#### Task goal:
Retype each line of the material exactly, please, skipping any picture in it.
◆ ◆ ◆
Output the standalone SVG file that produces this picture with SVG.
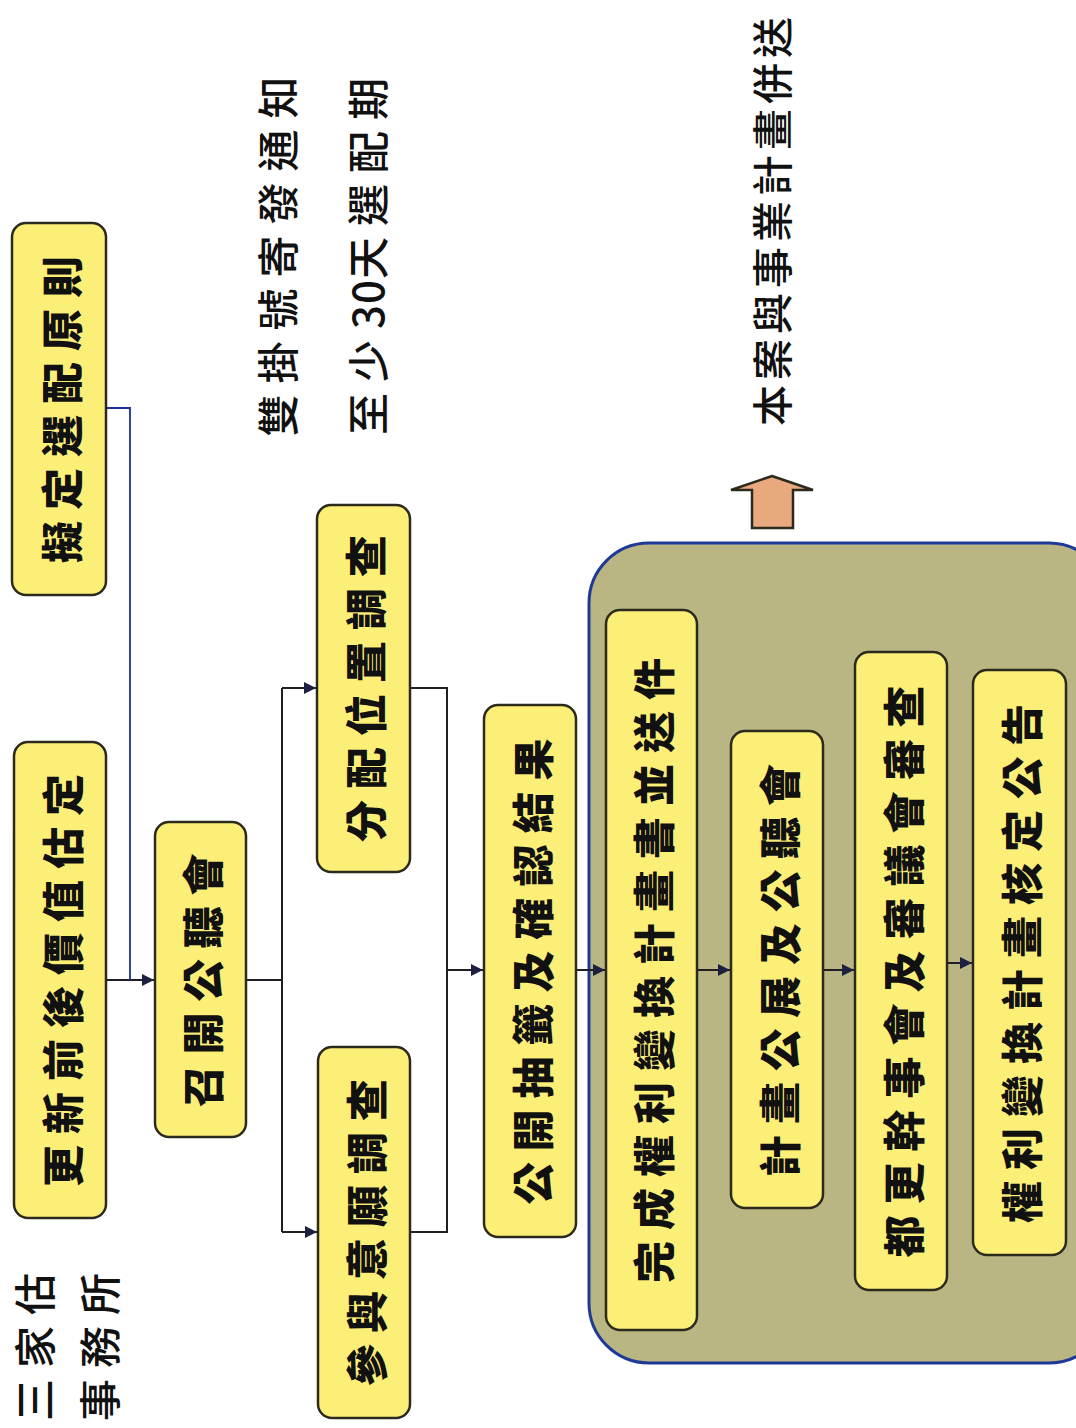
<svg xmlns="http://www.w3.org/2000/svg" width="1076" height="1428" viewBox="0 0 1076 1428">
<defs>
<style>
.box{fill:#fcef78;stroke:#2b2a1c;stroke-width:2.5}
.bt{font-family:"Noto Sans CJK TC","Noto Sans CJK SC",sans-serif;font-weight:900;font-size:42px;letter-spacing:11px;fill:#111;text-anchor:middle;dominant-baseline:central}
.nt{font-family:"Noto Sans CJK TC","Noto Sans CJK SC",sans-serif;font-weight:500;font-size:42px;letter-spacing:11px;fill:#111;text-anchor:middle;dominant-baseline:central}
.ln{fill:none;stroke:#1e1e24;stroke-width:2}
.bl{fill:none;stroke:#1c2f9a;stroke-width:1.8}
</style>
<marker id="ah" viewBox="0 0 10 10" refX="10" refY="5" markerWidth="13" markerHeight="12" markerUnits="userSpaceOnUse" orient="auto">
<path d="M0,0 L10,5 L0,10 z" fill="#1e2040"/>
</marker>
</defs>
<rect width="1076" height="1428" fill="#ffffff"/>

<g id="container">
<rect x="589" y="543" width="520" height="820" rx="60" ry="60" fill="#b9b684" stroke="#1f3a96" stroke-width="3"/>
</g>

<g id="connectors">
<path class="ln" d="M106,980 H154" marker-end="url(#ah)"/>
<path class="bl" d="M106,408 H130 V980"/>
<path class="ln" d="M246,980 H282"/>
<path class="ln" d="M282,688 V1232"/>
<path class="ln" d="M282,688 H316" marker-end="url(#ah)"/>
<path class="ln" d="M282,1232 H317" marker-end="url(#ah)"/>
<path class="ln" d="M410,688 H447 V1232 H410"/>
<path class="ln" d="M447,970 H483" marker-end="url(#ah)"/>
<path class="ln" d="M576,970 H605" marker-end="url(#ah)"/>
<path class="ln" d="M697,970 H730" marker-end="url(#ah)"/>
<path class="ln" d="M823,970 H854" marker-end="url(#ah)"/>
<path class="ln" d="M947,963 H972" marker-end="url(#ah)"/>
</g>

<g id="up-arrow">
<path d="M772,476 L813,490 L793,490 L793,528 L752,528 L752,490 L731,490 Z" fill="#e8a97f" stroke="#2b2a1c" stroke-width="2.5" stroke-linejoin="miter"/>
</g>

<g id="n1"><rect class="box" x="14" y="742" width="92" height="476" rx="14"/>
<text class="bt" transform="translate(60,980) rotate(-90)" x="5">更新前後價值估定</text></g>
<g id="n2"><rect class="box" x="12" y="223" width="94" height="372" rx="14"/>
<text class="bt" transform="translate(59,409) rotate(-90)" x="5">擬定選配原則</text></g>
<g id="n3"><rect class="box" x="155" y="822" width="91" height="315" rx="14"/>
<text class="bt" transform="translate(200,980) rotate(-90)" x="5">召開公聽會</text></g>
<g id="n4"><rect class="box" x="317" y="505" width="93" height="367" rx="14"/>
<text class="bt" transform="translate(363,688) rotate(-90)" x="5">分配位置調查</text></g>
<g id="n5"><rect class="box" x="318" y="1047" width="92" height="371" rx="14"/>
<text class="bt" transform="translate(364,1232) rotate(-90)" x="5">參與意願調查</text></g>
<g id="n6"><rect class="box" x="484" y="705" width="92" height="532" rx="14"/>
<text class="bt" transform="translate(530,971) rotate(-90)" x="5">公開抽籤及確認結果</text></g>
<g id="n7"><rect class="box" x="606" y="610" width="91" height="720" rx="14"/>
<text class="bt" transform="translate(651,970) rotate(-90)" x="5">完成權利變換計畫書並送件</text></g>
<g id="n8"><rect class="box" x="731" y="731" width="92" height="477" rx="14"/>
<text class="bt" transform="translate(777,970) rotate(-90)" x="5">計畫公展及公聽會</text></g>
<g id="n9"><rect class="box" x="855" y="652" width="92" height="638" rx="14"/>
<text class="bt" transform="translate(901,971) rotate(-90)" x="5">都更幹事會及審議會審查</text></g>
<g id="n10"><rect class="box" x="973" y="670" width="93" height="585" rx="14"/>
<text class="bt" transform="translate(1019,963) rotate(-90)" x="5">權利變換計畫核定公告</text></g>

<g id="notes">
<text class="nt" transform="translate(275,256) rotate(-90)" x="5">雙掛號寄發通知</text>
<text class="nt" transform="translate(365,256) rotate(-90)" x="5">至少<tspan style="letter-spacing:1px">30</tspan>天選配期</text>
<text class="nt" transform="translate(770,222) rotate(-90)" x="3" style="letter-spacing:5px;font-size:41px">本案與事業計畫併送</text>
<text class="nt" transform="translate(32,1262) rotate(-90)" style="text-anchor:end">三家估</text>
<text class="nt" transform="translate(97,1262) rotate(-90)" style="text-anchor:end">事務所</text>
</g>
</svg>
◆ ◆ ◆
#### Solution to this task:
Output the standalone SVG file that produces this picture with SVG.
<svg xmlns="http://www.w3.org/2000/svg" width="1076" height="1428" viewBox="0 0 1076 1428">
<defs>
<style>
.box{fill:#fcef78;stroke:#2b2a1c;stroke-width:2.5}
.bt{font-family:"Noto Sans CJK TC","Noto Sans CJK SC",sans-serif;font-weight:900;font-size:42px;letter-spacing:11px;fill:#111;text-anchor:middle;dominant-baseline:central}
.nt{font-family:"Noto Sans CJK TC","Noto Sans CJK SC",sans-serif;font-weight:500;font-size:42px;letter-spacing:11px;fill:#111;text-anchor:middle;dominant-baseline:central}
.ln{fill:none;stroke:#1e1e24;stroke-width:2}
.bl{fill:none;stroke:#1c2f9a;stroke-width:1.8}
</style>
<marker id="ah" viewBox="0 0 10 10" refX="10" refY="5" markerWidth="13" markerHeight="12" markerUnits="userSpaceOnUse" orient="auto">
<path d="M0,0 L10,5 L0,10 z" fill="#1e2040"/>
</marker>
</defs>
<rect width="1076" height="1428" fill="#ffffff"/>

<g id="container">
<rect x="589" y="543" width="520" height="820" rx="60" ry="60" fill="#b9b684" stroke="#1f3a96" stroke-width="3"/>
</g>

<g id="connectors">
<path class="ln" d="M106,980 H154" marker-end="url(#ah)"/>
<path class="bl" d="M106,408 H130 V980"/>
<path class="ln" d="M246,980 H282"/>
<path class="ln" d="M282,688 V1232"/>
<path class="ln" d="M282,688 H316" marker-end="url(#ah)"/>
<path class="ln" d="M282,1232 H317" marker-end="url(#ah)"/>
<path class="ln" d="M410,688 H447 V1232 H410"/>
<path class="ln" d="M447,970 H483" marker-end="url(#ah)"/>
<path class="ln" d="M576,970 H605" marker-end="url(#ah)"/>
<path class="ln" d="M697,970 H730" marker-end="url(#ah)"/>
<path class="ln" d="M823,970 H854" marker-end="url(#ah)"/>
<path class="ln" d="M947,963 H972" marker-end="url(#ah)"/>
</g>

<g id="up-arrow">
<path d="M772,476 L813,490 L793,490 L793,528 L752,528 L752,490 L731,490 Z" fill="#e8a97f" stroke="#2b2a1c" stroke-width="2.5" stroke-linejoin="miter"/>
</g>

<g id="n1"><rect class="box" x="14" y="742" width="92" height="476" rx="14"/>
<text class="bt" transform="translate(60,980) rotate(-90)" x="5">更新前後價值估定</text></g>
<g id="n2"><rect class="box" x="12" y="223" width="94" height="372" rx="14"/>
<text class="bt" transform="translate(59,409) rotate(-90)" x="5">擬定選配原則</text></g>
<g id="n3"><rect class="box" x="155" y="822" width="91" height="315" rx="14"/>
<text class="bt" transform="translate(200,980) rotate(-90)" x="5">召開公聽會</text></g>
<g id="n4"><rect class="box" x="317" y="505" width="93" height="367" rx="14"/>
<text class="bt" transform="translate(363,688) rotate(-90)" x="5">分配位置調查</text></g>
<g id="n5"><rect class="box" x="318" y="1047" width="92" height="371" rx="14"/>
<text class="bt" transform="translate(364,1232) rotate(-90)" x="5">參與意願調查</text></g>
<g id="n6"><rect class="box" x="484" y="705" width="92" height="532" rx="14"/>
<text class="bt" transform="translate(530,971) rotate(-90)" x="5">公開抽籤及確認結果</text></g>
<g id="n7"><rect class="box" x="606" y="610" width="91" height="720" rx="14"/>
<text class="bt" transform="translate(651,970) rotate(-90)" x="5">完成權利變換計畫書並送件</text></g>
<g id="n8"><rect class="box" x="731" y="731" width="92" height="477" rx="14"/>
<text class="bt" transform="translate(777,970) rotate(-90)" x="5">計畫公展及公聽會</text></g>
<g id="n9"><rect class="box" x="855" y="652" width="92" height="638" rx="14"/>
<text class="bt" transform="translate(901,971) rotate(-90)" x="5">都更幹事會及審議會審查</text></g>
<g id="n10"><rect class="box" x="973" y="670" width="93" height="585" rx="14"/>
<text class="bt" transform="translate(1019,963) rotate(-90)" x="5">權利變換計畫核定公告</text></g>

<g id="notes">
<text class="nt" transform="translate(275,256) rotate(-90)" x="5">雙掛號寄發通知</text>
<text class="nt" transform="translate(365,256) rotate(-90)" x="5">至少<tspan style="letter-spacing:1px">30</tspan>天選配期</text>
<text class="nt" transform="translate(770,222) rotate(-90)" x="3" style="letter-spacing:5px;font-size:41px">本案與事業計畫併送</text>
<text class="nt" transform="translate(32,1262) rotate(-90)" style="text-anchor:end">三家估</text>
<text class="nt" transform="translate(97,1262) rotate(-90)" style="text-anchor:end">事務所</text>
</g>
</svg>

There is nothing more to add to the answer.